How many boats go to the Blue Lagoon per day?

In peak season (July-August), approximately 35-40 licensed vessels operate Comino routes from various departure points across Malta. Combined passenger capacity is approximately 2,500-3,500 per day, and most arrive during the 09:30-14:00 window. Evening and early morning tours operate with far fewer competing vessels.

Can you swim at the Blue Lagoon without a tour boat?

Technically yes — Comino is accessible by the public Cirkewwa-Mgarr ferry (connecting to Gozo) and there is no entry charge for the Blue Lagoon itself. However, there is no direct public ferry to Comino. Access is via tour boats or private charter.
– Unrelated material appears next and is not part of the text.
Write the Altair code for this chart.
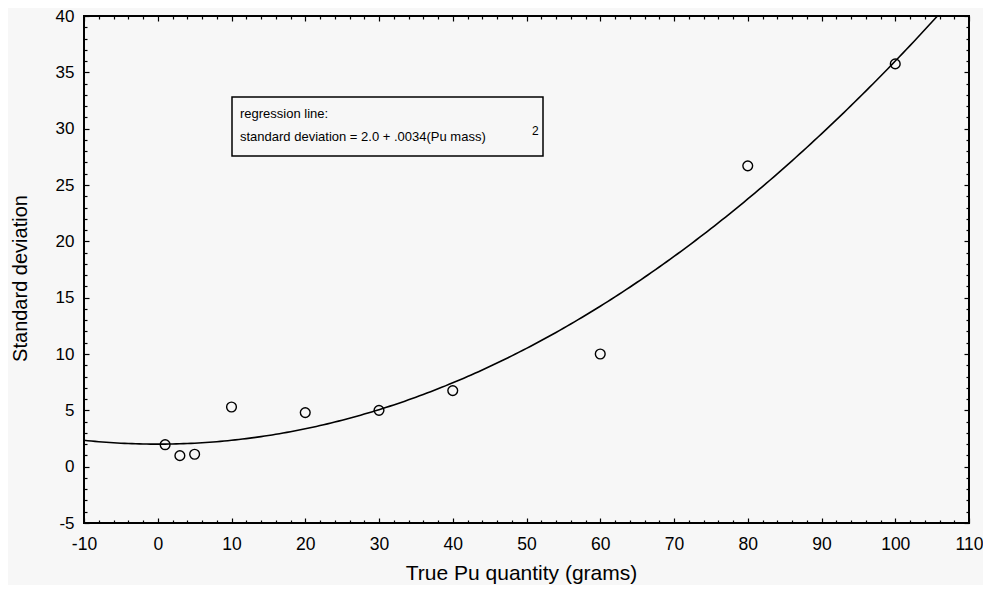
import altair as alt
import pandas as pd

# ---------------- data ----------------
mass = [1, 3, 5, 10, 20, 30, 40, 60, 80, 100]
std_dev = [1.95, 0.98, 1.1, 5.3, 4.8, 5.0, 6.75, 10.0, 26.7, 35.75]

# regression line stated on the chart: sd = 2.0 + .0034 * mass^2
intercept = 2.0
coefficient = 0.0034
curve_mass = [v * 0.5 for v in range(-20, 221)]
curve_sd = [intercept + coefficient * m * m for m in curve_mass]

x_major = [-10, 0, 10, 20, 30, 40, 50, 60, 70, 80, 90, 100, 110]
x_minor = [v for v in range(-10, 111, 2) if v % 10 != 0]
y_major = [-5, 0, 5, 10, 15, 20, 25, 30, 35, 40]
y_minor = [v for v in range(-5, 41) if v % 5 != 0]

legend_line1 = "regression line:"
legend_line2 = "standard deviation = 2.0 + .0034(Pu mass)"
legend_sup = "2"

x_title = "True Pu quantity (grams)"
y_title = "Standard deviation"

# ---------------- layout ----------------
W, H = 885, 507
XD = [-10, 110]
YD = [-5, 40]
FONT = "Liberation Sans"

pts_df = pd.DataFrame({"x": mass, "y": std_dev})
curve_df = pd.DataFrame({"x": curve_mass, "y": curve_sd})


def xenc(axis):
    return alt.X("x:Q", scale=alt.Scale(domain=XD, nice=False, zero=False), axis=axis, title=None)


def yenc(axis):
    return alt.Y("y:Q", scale=alt.Scale(domain=YD, nice=False, zero=False), axis=axis, title=None)


def tick_axis(orient, offset, values, size):
    return alt.Axis(orient=orient, offset=offset, values=values, tickSize=size,
                    labels=False, domain=False, ticks=True, grid=False,
                    tickColor="black", tickWidth=1.2)


label_x = alt.Axis(orient="bottom", values=x_major, ticks=False, tickSize=0, domain=False,
                   grid=False, labelPadding=12, labelFontSize=17.5, labelFont=FONT,
                   labelColor="black", labelFlush=False, labelOverlap=False,
                   labelExpr="'' + datum.value",
                   title=x_title, titleFontSize=21, titleFont=FONT, titleFontWeight="normal",
                   titleColor="black", titleY=56, titleX=437, titleBaseline="alphabetic",
                   titleAlign="center")
label_y = alt.Axis(orient="left", values=y_major, ticks=False, tickSize=0, domain=False,
                   grid=False, labelPadding=10, labelFontSize=17, labelFont=FONT,
                   labelColor="black", labelFlush=False, labelOverlap=False,
                   labelExpr="'' + datum.value",
                   title=y_title, titleFontSize=20, titleFont=FONT, titleFontWeight="normal",
                   titleColor="black", titleX=-58, titleY=262, titleAngle=270,
                   titleBaseline="alphabetic", titleAlign="center")

points = alt.Chart(pts_df).mark_point(
    shape="circle", filled=False, color="black", size=95, strokeWidth=1.4, opacity=1
).encode(
    x=alt.X("x:Q", scale=alt.Scale(domain=XD, nice=False, zero=False), axis=label_x),
    y=alt.Y("y:Q", scale=alt.Scale(domain=YD, nice=False, zero=False), axis=label_y),
)

curve = alt.Chart(curve_df).mark_line(color="black", strokeWidth=1.6, clip=True).encode(
    x=xenc(tick_axis("top", -H, x_major, 5)),
    y=yenc(tick_axis("right", -W, y_major, 5)),
    order="x:Q",
)

inv1 = alt.Chart(pts_df).mark_point(opacity=0).encode(
    x=xenc(tick_axis("top", -H, x_minor, 3)),
    y=yenc(tick_axis("right", -W, y_minor, 3)),
)
inv2 = alt.Chart(pts_df).mark_point(opacity=0).encode(
    x=xenc(tick_axis("bottom", -H, x_major, 5)),
    y=yenc(tick_axis("left", -W, y_major, 5)),
)
inv3 = alt.Chart(pts_df).mark_point(opacity=0).encode(
    x=xenc(tick_axis("bottom", -H, x_minor, 3)),
    y=yenc(tick_axis("left", -W, y_minor, 3)),
)

one = pd.DataFrame({"k": [0]})
box = alt.Chart(one).mark_rect(fillOpacity=0, stroke="black", strokeWidth=1.5).encode(
    x=alt.value(148), x2=alt.value(459), y=alt.value(81), y2=alt.value(140)
)
txt1 = alt.Chart(one).mark_text(align="left", baseline="alphabetic", font=FONT,
                                fontSize=13, color="black").encode(
    x=alt.value(156), y=alt.value(102), text=alt.value(legend_line1))
txt2 = alt.Chart(one).mark_text(align="left", baseline="alphabetic", font=FONT,
                                fontSize=13, color="black").encode(
    x=alt.value(156), y=alt.value(125), text=alt.value(legend_line2))
txt3 = alt.Chart(one).mark_text(align="left", baseline="alphabetic", font=FONT,
                                fontSize=12, color="black").encode(
    x=alt.value(448), y=alt.value(119), text=alt.value(legend_sup))

chart = alt.layer(points, curve, inv1, inv2, inv3, box, txt1, txt2, txt3).resolve_axis(
    x="independent", y="independent"
).properties(
    width=W, height=H,
    autosize=alt.AutoSizeParams(type="none"),
    padding={"left": 76, "top": 8, "right": 14, "bottom": 62},
    background="#f7f7f7",
).configure_view(
    stroke="black", strokeWidth=2, fill="#f7f7f7"
).configure_axis(grid=False)

chart.save("out.html", embed_options={"renderer": "svg", "actions": False})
The roundtrip ferry to Comino from Mellieha (operated by private companies seasonally, typically May-October) is the budget option.

What is Crystal Lagoon and how does it compare?

Crystal Lagoon is the smaller cove immediately adjacent to the Blue Lagoon, west of the main viewing platforms. It is slightly less dramatic in colour (emerald rather than turquoise) but consistently 20-30% less crowded. It is a genuine alternative for swimming when the Blue Lagoon is at peak capacity, and worth seeking out even when the Blue Lagoon is quiet — it has its own character.

Is October a good time to visit the Blue Lagoon?

October is one of the best months. Sea temperature is still around 22-23°C, air temperature is 20-22°C, and tourist numbers have dropped significantly from August peaks. October also produces some of the best photography conditions at the lagoon — lower sun angle, richer colours, often with dramatic autumn cloud formations. Sunset visits in October are exceptional.